'''

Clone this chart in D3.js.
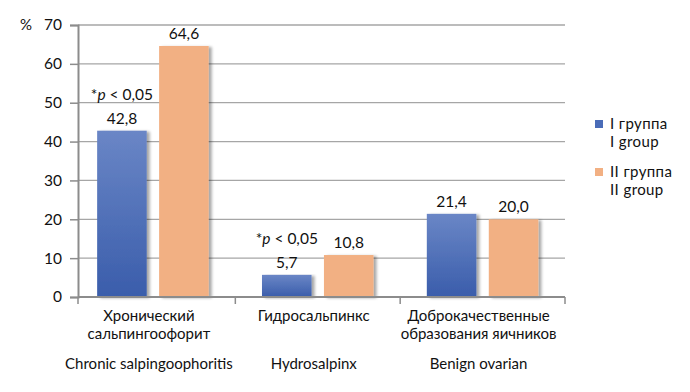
<!DOCTYPE html>
<html><head><meta charset="utf-8">
<script src="https://cdn.jsdelivr.net/npm/d3@7/dist/d3.min.js"></script>
<style>body{margin:0;background:#fff}svg{display:block}text{font-family:Lato,"Open Sans",sans-serif;fill:#111}</style>
</head><body>
<svg id="c" width="690" height="392"></svg>
<script>
const categoriesRu = [["Хронический","сальпингоофорит"],["Гидросальпинкс"],["Доброкачественные","образования яичников"]];
const categoriesEn = ["Chronic salpingoophoritis","Hydrosalpinx","Benign ovarian"];
const seriesNames = [["I группа","I group"],["II группа","II group"]];
const group1 = [42.8, 5.7, 21.4];
const group2 = [64.6, 10.8, 20.0];
const pNotes = ["*p < 0,05", "*p < 0,05", null];
const yTicks = [0,10,20,30,40,50,60,70];

const svg = d3.select("#c");
const defs = svg.append("defs");
const g1 = defs.append("linearGradient").attr("id","gb").attr("x1",0).attr("y1",0).attr("x2",0).attr("y2",1);
g1.append("stop").attr("offset","0%").attr("stop-color","#6a86c6");
g1.append("stop").attr("offset","100%").attr("stop-color","#3a5dab");
const sh = defs.append("filter").attr("id","sh").attr("x","-20%").attr("y","-5%").attr("width","150%").attr("height","115%");
sh.append("feGaussianBlur").attr("in","SourceAlpha").attr("stdDeviation",1.6);
sh.append("feOffset").attr("dx",3).attr("dy",1).attr("result","b");
sh.append("feComponentTransfer").append("feFuncA").attr("type","linear").attr("slope",0.35);
const fm = sh.append("feMerge"); fm.append("feMergeNode"); fm.append("feMergeNode").attr("in","SourceGraphic");

const axisX = 78, right = 565;
const y = d3.scaleLinear().domain([0,70]).range([297,25]);
const idx = d3.range(categoriesEn.length);
const x = d3.scaleBand().domain(idx).range([70.5, right]).paddingInner(0).paddingOuter(0);
const sub = d3.scaleBand().domain([0,1]).range([0, x.bandwidth()]).paddingInner(0.2).paddingOuter(0.43);

// gridlines
svg.append("g").selectAll("line").data(yTicks.filter(d=>d>0)).join("line")
  .attr("x1",axisX).attr("x2",right).attr("y1",d=>y(d)).attr("y2",d=>y(d))
  .attr("stroke","#a6a6a6").attr("stroke-width",1.3);
// y axis
const ya = svg.append("g").attr("transform",`translate(${axisX},0)`)
  .call(d3.axisLeft(y).tickValues(yTicks).tickSize(8).tickPadding(8));
ya.select(".domain").attr("stroke","#8c8c8c").attr("stroke-width",2);
ya.selectAll(".tick line").attr("stroke","#8c8c8c").attr("stroke-width",1.5);
ya.selectAll(".tick text").attr("font-size",15.5).attr("font-family","Lato").attr("fill","#111");
svg.append("text").attr("x",26).attr("y",y(70)+5).attr("text-anchor","middle").attr("font-size",15).text("%");

// bars
const data = [group1, group2];
const fills = ["url(#gb)","#f2b083"];
data.forEach((vals,s)=>{
  svg.append("g").selectAll("rect").data(vals).join("rect")
    .attr("x",(d,i)=>x(i)+sub(s)).attr("width",sub.bandwidth())
    .attr("y",d=>y(d)).attr("height",d=>y(0)-y(d))
    .attr("fill",fills[s]).attr("filter","url(#sh)");
  svg.append("g").selectAll("text").data(vals).join("text")
    .attr("x",(d,i)=>x(i)+sub(s)+sub.bandwidth()/2).attr("y",d=>y(d)-7)
    .attr("text-anchor","middle").attr("font-size",15.5)
    .text(d=>d.toFixed(1).replace(".",","));
});
// p notes
pNotes.forEach((p,i)=>{
  if(!p) return;
  const t = svg.append("text").attr("x",x(i)+sub(0)+sub.bandwidth()/2).attr("y",y(group1[i])-31)
    .attr("text-anchor","middle").attr("font-size",15.5);
  t.append("tspan").text("*");
  t.append("tspan").attr("font-style","italic").text("p");
  t.append("tspan").text(" < 0,05");
});

// x axis
const xa = svg.append("g");
xa.append("line").attr("x1",axisX).attr("x2",right).attr("y1",y(0)).attr("y2",y(0)).attr("stroke","#8c8c8c").attr("stroke-width",2);
xa.selectAll("line.t").data(idx).join("line").attr("class","t")
  .attr("x1",i=>x(i)+x.bandwidth()).attr("x2",i=>x(i)+x.bandwidth())
  .attr("y1",y(0)).attr("y2",y(0)+7).attr("stroke","#8c8c8c").attr("stroke-width",1.5);
xa.append("line").attr("x1",axisX).attr("x2",axisX).attr("y1",y(0)).attr("y2",y(0)+7).attr("stroke","#8c8c8c").attr("stroke-width",1.5);

idx.forEach(i=>{
  const cx = x(i)+x.bandwidth()/2 - 4;
  categoriesRu[i].forEach((line,k)=>{
    svg.append("text").attr("x",cx).attr("y",321+k*18).attr("text-anchor","middle").attr("font-size",15).text(line);
  });
  svg.append("text").attr("x",cx).attr("y",369).attr("text-anchor","middle").attr("font-size",15).text(categoriesEn[i]);
});

// legend
const lcol = ["#4a6cb8","#f2b083"];
seriesNames.forEach((names,s)=>{
  const ly = 120 + s*48;
  svg.append("rect").attr("x",595).attr("y",ly).attr("width",8).attr("height",8).attr("fill",lcol[s]);
  names.forEach((n,k)=>{
    svg.append("text").attr("x",610).attr("y",ly+9+k*18).attr("font-size",15).attr("letter-spacing",0.4).text(n);
  });
});
</script>
</body></html>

'''

Pictures excluded, quote all the data above exactly.

Clone this chart in D3.js.
<!DOCTYPE html>
<html><head><meta charset="utf-8">
<script src="https://cdn.jsdelivr.net/npm/d3@7/dist/d3.min.js"></script>
<style>body{margin:0;background:#fff}svg{display:block}text{font-family:Lato,"Open Sans",sans-serif;fill:#111}</style>
</head><body>
<svg id="c" width="690" height="392"></svg>
<script>
const categoriesRu = [["Хронический","сальпингоофорит"],["Гидросальпинкс"],["Доброкачественные","образования яичников"]];
const categoriesEn = ["Chronic salpingoophoritis","Hydrosalpinx","Benign ovarian"];
const seriesNames = [["I группа","I group"],["II группа","II group"]];
const group1 = [42.8, 5.7, 21.4];
const group2 = [64.6, 10.8, 20.0];
const pNotes = ["*p < 0,05", "*p < 0,05", null];
const yTicks = [0,10,20,30,40,50,60,70];

const svg = d3.select("#c");
const defs = svg.append("defs");
const g1 = defs.append("linearGradient").attr("id","gb").attr("x1",0).attr("y1",0).attr("x2",0).attr("y2",1);
g1.append("stop").attr("offset","0%").attr("stop-color","#6a86c6");
g1.append("stop").attr("offset","100%").attr("stop-color","#3a5dab");
const sh = defs.append("filter").attr("id","sh").attr("x","-20%").attr("y","-5%").attr("width","150%").attr("height","115%");
sh.append("feGaussianBlur").attr("in","SourceAlpha").attr("stdDeviation",1.6);
sh.append("feOffset").attr("dx",3).attr("dy",1).attr("result","b");
sh.append("feComponentTransfer").append("feFuncA").attr("type","linear").attr("slope",0.35);
const fm = sh.append("feMerge"); fm.append("feMergeNode"); fm.append("feMergeNode").attr("in","SourceGraphic");

const axisX = 78, right = 565;
const y = d3.scaleLinear().domain([0,70]).range([297,25]);
const idx = d3.range(categoriesEn.length);
const x = d3.scaleBand().domain(idx).range([70.5, right]).paddingInner(0).paddingOuter(0);
const sub = d3.scaleBand().domain([0,1]).range([0, x.bandwidth()]).paddingInner(0.2).paddingOuter(0.43);

// gridlines
svg.append("g").selectAll("line").data(yTicks.filter(d=>d>0)).join("line")
  .attr("x1",axisX).attr("x2",right).attr("y1",d=>y(d)).attr("y2",d=>y(d))
  .attr("stroke","#a6a6a6").attr("stroke-width",1.3);
// y axis
const ya = svg.append("g").attr("transform",`translate(${axisX},0)`)
  .call(d3.axisLeft(y).tickValues(yTicks).tickSize(8).tickPadding(8));
ya.select(".domain").attr("stroke","#8c8c8c").attr("stroke-width",2);
ya.selectAll(".tick line").attr("stroke","#8c8c8c").attr("stroke-width",1.5);
ya.selectAll(".tick text").attr("font-size",15.5).attr("font-family","Lato").attr("fill","#111");
svg.append("text").attr("x",26).attr("y",y(70)+5).attr("text-anchor","middle").attr("font-size",15).text("%");

// bars
const data = [group1, group2];
const fills = ["url(#gb)","#f2b083"];
data.forEach((vals,s)=>{
  svg.append("g").selectAll("rect").data(vals).join("rect")
    .attr("x",(d,i)=>x(i)+sub(s)).attr("width",sub.bandwidth())
    .attr("y",d=>y(d)).attr("height",d=>y(0)-y(d))
    .attr("fill",fills[s]).attr("filter","url(#sh)");
  svg.append("g").selectAll("text").data(vals).join("text")
    .attr("x",(d,i)=>x(i)+sub(s)+sub.bandwidth()/2).attr("y",d=>y(d)-7)
    .attr("text-anchor","middle").attr("font-size",15.5)
    .text(d=>d.toFixed(1).replace(".",","));
});
// p notes
pNotes.forEach((p,i)=>{
  if(!p) return;
  const t = svg.append("text").attr("x",x(i)+sub(0)+sub.bandwidth()/2).attr("y",y(group1[i])-31)
    .attr("text-anchor","middle").attr("font-size",15.5);
  t.append("tspan").text("*");
  t.append("tspan").attr("font-style","italic").text("p");
  t.append("tspan").text(" < 0,05");
});

// x axis
const xa = svg.append("g");
xa.append("line").attr("x1",axisX).attr("x2",right).attr("y1",y(0)).attr("y2",y(0)).attr("stroke","#8c8c8c").attr("stroke-width",2);
xa.selectAll("line.t").data(idx).join("line").attr("class","t")
  .attr("x1",i=>x(i)+x.bandwidth()).attr("x2",i=>x(i)+x.bandwidth())
  .attr("y1",y(0)).attr("y2",y(0)+7).attr("stroke","#8c8c8c").attr("stroke-width",1.5);
xa.append("line").attr("x1",axisX).attr("x2",axisX).attr("y1",y(0)).attr("y2",y(0)+7).attr("stroke","#8c8c8c").attr("stroke-width",1.5);

idx.forEach(i=>{
  const cx = x(i)+x.bandwidth()/2 - 4;
  categoriesRu[i].forEach((line,k)=>{
    svg.append("text").attr("x",cx).attr("y",321+k*18).attr("text-anchor","middle").attr("font-size",15).text(line);
  });
  svg.append("text").attr("x",cx).attr("y",369).attr("text-anchor","middle").attr("font-size",15).text(categoriesEn[i]);
});

// legend
const lcol = ["#4a6cb8","#f2b083"];
seriesNames.forEach((names,s)=>{
  const ly = 120 + s*48;
  svg.append("rect").attr("x",595).attr("y",ly).attr("width",8).attr("height",8).attr("fill",lcol[s]);
  names.forEach((n,k)=>{
    svg.append("text").attr("x",610).attr("y",ly+9+k*18).attr("font-size",15).attr("letter-spacing",0.4).text(n);
  });
});
</script>
</body></html>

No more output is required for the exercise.